Work to complete: Take the lines from the head of the listing through the one bearing "0.1, 0.22, 0.22];" and copy them exactly, leaving every picture out.

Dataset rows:
## BEGIN

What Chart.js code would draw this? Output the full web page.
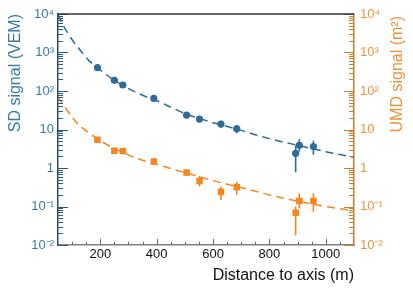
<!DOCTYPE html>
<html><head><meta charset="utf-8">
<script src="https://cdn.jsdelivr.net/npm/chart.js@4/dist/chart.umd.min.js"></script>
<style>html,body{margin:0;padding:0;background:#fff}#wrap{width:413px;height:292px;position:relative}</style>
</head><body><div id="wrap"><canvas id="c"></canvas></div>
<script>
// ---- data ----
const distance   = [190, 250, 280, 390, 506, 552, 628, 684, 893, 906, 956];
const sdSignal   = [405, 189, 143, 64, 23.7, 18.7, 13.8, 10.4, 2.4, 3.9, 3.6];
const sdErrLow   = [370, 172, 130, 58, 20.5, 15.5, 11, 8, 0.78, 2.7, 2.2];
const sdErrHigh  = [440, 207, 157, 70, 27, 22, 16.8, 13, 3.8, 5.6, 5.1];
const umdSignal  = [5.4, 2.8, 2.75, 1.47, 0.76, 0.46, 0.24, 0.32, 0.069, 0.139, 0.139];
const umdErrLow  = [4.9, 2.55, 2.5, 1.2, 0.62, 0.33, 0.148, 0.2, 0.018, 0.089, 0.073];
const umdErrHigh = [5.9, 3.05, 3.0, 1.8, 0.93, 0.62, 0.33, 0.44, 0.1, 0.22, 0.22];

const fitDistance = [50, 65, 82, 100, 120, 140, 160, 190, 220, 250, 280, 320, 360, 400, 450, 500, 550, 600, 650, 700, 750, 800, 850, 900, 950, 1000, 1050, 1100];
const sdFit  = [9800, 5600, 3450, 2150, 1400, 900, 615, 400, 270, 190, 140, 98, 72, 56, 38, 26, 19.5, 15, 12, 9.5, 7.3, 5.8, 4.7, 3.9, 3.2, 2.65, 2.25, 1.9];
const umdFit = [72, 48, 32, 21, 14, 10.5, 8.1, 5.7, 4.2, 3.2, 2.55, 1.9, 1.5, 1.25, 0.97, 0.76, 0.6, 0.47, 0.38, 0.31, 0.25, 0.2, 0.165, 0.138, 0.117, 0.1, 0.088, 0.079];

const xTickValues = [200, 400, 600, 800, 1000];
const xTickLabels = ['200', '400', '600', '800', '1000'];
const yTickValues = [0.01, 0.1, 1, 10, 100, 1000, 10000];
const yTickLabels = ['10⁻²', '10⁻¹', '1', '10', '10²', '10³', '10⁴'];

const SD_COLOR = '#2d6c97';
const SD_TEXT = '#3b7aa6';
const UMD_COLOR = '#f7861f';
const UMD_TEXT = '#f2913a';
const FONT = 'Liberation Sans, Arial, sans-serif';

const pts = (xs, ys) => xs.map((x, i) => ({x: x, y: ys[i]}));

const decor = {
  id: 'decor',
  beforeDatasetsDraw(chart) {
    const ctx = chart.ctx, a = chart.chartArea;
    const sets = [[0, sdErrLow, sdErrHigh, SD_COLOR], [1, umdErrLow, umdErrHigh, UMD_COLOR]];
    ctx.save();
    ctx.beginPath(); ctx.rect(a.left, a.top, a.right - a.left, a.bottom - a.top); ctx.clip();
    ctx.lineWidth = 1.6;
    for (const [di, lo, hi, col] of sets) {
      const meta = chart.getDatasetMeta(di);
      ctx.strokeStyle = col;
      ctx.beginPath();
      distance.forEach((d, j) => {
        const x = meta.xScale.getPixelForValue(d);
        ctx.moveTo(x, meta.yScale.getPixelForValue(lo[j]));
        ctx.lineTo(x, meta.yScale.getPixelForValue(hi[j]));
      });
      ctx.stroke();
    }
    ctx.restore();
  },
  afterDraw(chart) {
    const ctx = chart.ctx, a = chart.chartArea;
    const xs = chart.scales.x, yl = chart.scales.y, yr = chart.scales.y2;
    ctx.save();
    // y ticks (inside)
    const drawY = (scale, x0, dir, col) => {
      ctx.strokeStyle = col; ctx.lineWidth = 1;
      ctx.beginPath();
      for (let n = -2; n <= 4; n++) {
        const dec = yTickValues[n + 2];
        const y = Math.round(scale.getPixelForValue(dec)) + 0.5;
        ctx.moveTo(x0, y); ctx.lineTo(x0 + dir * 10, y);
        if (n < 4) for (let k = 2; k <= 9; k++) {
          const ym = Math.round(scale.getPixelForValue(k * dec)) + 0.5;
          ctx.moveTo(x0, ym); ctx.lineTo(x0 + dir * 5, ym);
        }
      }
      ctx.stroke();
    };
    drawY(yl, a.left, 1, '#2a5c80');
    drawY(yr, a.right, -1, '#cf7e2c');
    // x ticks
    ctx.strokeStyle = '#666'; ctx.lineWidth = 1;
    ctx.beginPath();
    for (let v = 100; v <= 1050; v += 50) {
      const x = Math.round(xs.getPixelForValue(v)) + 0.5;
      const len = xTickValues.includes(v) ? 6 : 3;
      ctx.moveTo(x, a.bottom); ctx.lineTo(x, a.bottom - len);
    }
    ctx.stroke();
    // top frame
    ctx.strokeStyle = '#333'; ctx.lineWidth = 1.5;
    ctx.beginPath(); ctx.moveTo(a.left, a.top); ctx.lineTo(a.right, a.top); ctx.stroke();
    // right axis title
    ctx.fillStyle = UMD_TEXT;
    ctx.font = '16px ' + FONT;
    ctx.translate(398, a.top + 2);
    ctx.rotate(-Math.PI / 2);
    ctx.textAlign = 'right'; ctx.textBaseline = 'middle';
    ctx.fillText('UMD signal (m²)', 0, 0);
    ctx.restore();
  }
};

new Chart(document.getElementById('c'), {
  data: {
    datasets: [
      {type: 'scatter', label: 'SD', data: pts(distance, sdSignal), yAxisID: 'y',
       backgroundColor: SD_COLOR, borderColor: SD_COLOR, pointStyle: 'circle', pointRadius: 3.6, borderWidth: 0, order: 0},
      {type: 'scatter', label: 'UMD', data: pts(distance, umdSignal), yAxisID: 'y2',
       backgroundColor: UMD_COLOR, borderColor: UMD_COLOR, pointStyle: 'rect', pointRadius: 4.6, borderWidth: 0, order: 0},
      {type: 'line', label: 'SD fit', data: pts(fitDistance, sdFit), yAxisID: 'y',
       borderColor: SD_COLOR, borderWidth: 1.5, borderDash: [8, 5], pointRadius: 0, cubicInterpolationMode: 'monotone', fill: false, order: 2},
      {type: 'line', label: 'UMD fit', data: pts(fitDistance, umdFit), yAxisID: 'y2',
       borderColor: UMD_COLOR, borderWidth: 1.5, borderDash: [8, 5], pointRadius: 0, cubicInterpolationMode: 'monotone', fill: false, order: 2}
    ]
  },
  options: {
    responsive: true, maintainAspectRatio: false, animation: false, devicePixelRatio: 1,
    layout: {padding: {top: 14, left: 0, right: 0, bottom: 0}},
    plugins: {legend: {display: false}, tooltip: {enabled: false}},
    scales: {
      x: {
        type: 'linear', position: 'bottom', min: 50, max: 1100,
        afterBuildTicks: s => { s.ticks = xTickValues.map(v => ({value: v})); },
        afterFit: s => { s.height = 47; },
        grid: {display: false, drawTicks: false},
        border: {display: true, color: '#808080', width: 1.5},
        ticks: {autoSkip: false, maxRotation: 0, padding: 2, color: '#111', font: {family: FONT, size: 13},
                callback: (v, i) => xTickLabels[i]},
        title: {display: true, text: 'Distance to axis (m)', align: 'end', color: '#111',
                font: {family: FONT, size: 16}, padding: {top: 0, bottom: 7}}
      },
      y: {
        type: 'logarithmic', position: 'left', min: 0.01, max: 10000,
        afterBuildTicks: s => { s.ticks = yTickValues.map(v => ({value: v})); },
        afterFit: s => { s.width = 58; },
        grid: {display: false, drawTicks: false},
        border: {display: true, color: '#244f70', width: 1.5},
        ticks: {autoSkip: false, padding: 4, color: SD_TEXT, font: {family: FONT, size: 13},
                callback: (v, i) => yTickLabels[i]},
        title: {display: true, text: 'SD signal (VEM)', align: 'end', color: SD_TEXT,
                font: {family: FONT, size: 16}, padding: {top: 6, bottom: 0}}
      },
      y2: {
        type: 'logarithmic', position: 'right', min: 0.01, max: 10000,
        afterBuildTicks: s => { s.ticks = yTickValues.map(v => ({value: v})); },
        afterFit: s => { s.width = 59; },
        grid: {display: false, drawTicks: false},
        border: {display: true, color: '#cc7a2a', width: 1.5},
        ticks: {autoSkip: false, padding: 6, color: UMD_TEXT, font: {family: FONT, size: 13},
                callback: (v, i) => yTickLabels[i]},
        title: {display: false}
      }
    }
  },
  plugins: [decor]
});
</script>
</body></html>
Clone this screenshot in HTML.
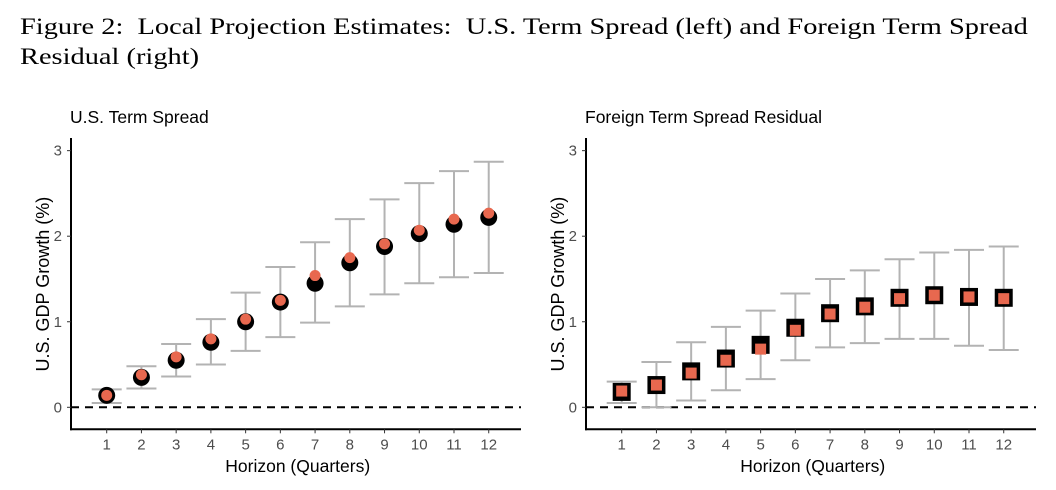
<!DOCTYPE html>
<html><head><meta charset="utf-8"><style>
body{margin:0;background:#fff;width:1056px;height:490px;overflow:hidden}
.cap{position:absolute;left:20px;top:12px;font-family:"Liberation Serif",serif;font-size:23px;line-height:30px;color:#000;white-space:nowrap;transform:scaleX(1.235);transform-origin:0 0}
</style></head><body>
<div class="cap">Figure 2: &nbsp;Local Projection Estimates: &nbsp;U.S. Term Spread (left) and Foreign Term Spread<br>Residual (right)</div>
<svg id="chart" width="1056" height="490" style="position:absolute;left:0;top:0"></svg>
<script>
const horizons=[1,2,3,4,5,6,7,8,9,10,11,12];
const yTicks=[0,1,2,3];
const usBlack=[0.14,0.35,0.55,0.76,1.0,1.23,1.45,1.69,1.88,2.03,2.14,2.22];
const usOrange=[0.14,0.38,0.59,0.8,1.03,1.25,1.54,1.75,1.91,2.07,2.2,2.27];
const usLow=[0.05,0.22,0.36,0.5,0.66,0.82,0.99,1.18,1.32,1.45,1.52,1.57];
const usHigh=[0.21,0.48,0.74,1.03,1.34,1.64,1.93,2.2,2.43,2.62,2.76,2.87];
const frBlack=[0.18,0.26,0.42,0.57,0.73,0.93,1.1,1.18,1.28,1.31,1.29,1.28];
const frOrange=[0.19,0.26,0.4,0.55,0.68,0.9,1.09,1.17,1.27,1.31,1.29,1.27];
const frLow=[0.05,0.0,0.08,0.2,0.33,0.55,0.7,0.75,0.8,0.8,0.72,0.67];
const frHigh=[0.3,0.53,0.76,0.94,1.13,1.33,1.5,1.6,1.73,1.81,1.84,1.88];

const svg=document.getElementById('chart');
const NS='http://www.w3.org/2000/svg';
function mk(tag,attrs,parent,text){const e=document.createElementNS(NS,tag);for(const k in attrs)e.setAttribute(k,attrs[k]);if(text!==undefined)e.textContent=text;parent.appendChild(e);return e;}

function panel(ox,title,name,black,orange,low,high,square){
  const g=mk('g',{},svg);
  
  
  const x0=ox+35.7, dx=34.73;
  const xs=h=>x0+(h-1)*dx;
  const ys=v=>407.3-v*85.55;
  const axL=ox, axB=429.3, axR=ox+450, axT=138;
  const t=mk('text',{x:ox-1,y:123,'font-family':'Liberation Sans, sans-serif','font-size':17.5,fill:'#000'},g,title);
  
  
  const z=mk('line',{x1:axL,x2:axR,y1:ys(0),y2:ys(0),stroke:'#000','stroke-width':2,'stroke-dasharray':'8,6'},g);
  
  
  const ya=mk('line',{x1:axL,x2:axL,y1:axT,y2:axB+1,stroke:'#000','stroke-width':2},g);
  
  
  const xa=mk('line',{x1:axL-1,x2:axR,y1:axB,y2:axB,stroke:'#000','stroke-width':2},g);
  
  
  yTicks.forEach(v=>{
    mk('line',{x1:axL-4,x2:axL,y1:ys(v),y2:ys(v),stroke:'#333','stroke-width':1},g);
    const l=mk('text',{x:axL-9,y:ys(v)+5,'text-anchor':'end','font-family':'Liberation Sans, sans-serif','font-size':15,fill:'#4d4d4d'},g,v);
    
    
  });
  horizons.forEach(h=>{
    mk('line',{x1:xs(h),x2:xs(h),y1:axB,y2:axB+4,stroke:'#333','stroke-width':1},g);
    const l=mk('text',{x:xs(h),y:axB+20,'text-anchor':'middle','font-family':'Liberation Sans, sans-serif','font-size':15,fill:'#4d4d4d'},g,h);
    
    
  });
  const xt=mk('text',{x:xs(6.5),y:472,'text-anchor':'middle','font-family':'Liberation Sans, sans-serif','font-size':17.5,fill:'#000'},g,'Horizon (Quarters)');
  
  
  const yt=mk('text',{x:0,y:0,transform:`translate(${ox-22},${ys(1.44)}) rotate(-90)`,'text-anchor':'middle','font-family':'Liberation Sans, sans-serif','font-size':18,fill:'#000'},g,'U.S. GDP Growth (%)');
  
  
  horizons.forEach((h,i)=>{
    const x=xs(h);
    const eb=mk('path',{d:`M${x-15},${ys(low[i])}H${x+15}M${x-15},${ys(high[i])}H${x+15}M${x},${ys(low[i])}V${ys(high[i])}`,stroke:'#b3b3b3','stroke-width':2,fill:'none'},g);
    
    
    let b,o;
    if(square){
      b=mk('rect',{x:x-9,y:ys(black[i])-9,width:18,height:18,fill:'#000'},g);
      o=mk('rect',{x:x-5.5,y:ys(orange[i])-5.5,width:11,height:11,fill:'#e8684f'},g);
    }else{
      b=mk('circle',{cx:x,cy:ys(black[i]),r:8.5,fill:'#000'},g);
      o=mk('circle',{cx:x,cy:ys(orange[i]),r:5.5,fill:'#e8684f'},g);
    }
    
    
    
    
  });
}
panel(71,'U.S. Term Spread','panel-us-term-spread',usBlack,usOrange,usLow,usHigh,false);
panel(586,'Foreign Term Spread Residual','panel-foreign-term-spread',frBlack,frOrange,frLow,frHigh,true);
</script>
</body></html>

## END

Solution to the problem:
What Chart.js code would draw this? Output the full web page.
<!DOCTYPE html>
<html><head><meta charset="utf-8">
<script src="https://cdn.jsdelivr.net/npm/chart.js@4/dist/chart.umd.min.js"></script>
<style>html,body{margin:0;padding:0;background:#fff}#wrap{width:413px;height:292px;position:relative}</style>
</head><body><div id="wrap"><canvas id="c"></canvas></div>
<script>
// ---- data ----
const distance   = [190, 250, 280, 390, 506, 552, 628, 684, 893, 906, 956];
const sdSignal   = [405, 189, 143, 64, 23.7, 18.7, 13.8, 10.4, 2.4, 3.9, 3.6];
const sdErrLow   = [370, 172, 130, 58, 20.5, 15.5, 11, 8, 0.78, 2.7, 2.2];
const sdErrHigh  = [440, 207, 157, 70, 27, 22, 16.8, 13, 3.8, 5.6, 5.1];
const umdSignal  = [5.4, 2.8, 2.75, 1.47, 0.76, 0.46, 0.24, 0.32, 0.069, 0.139, 0.139];
const umdErrLow  = [4.9, 2.55, 2.5, 1.2, 0.62, 0.33, 0.148, 0.2, 0.018, 0.089, 0.073];
const umdErrHigh = [5.9, 3.05, 3.0, 1.8, 0.93, 0.62, 0.33, 0.44, 0.1, 0.22, 0.22];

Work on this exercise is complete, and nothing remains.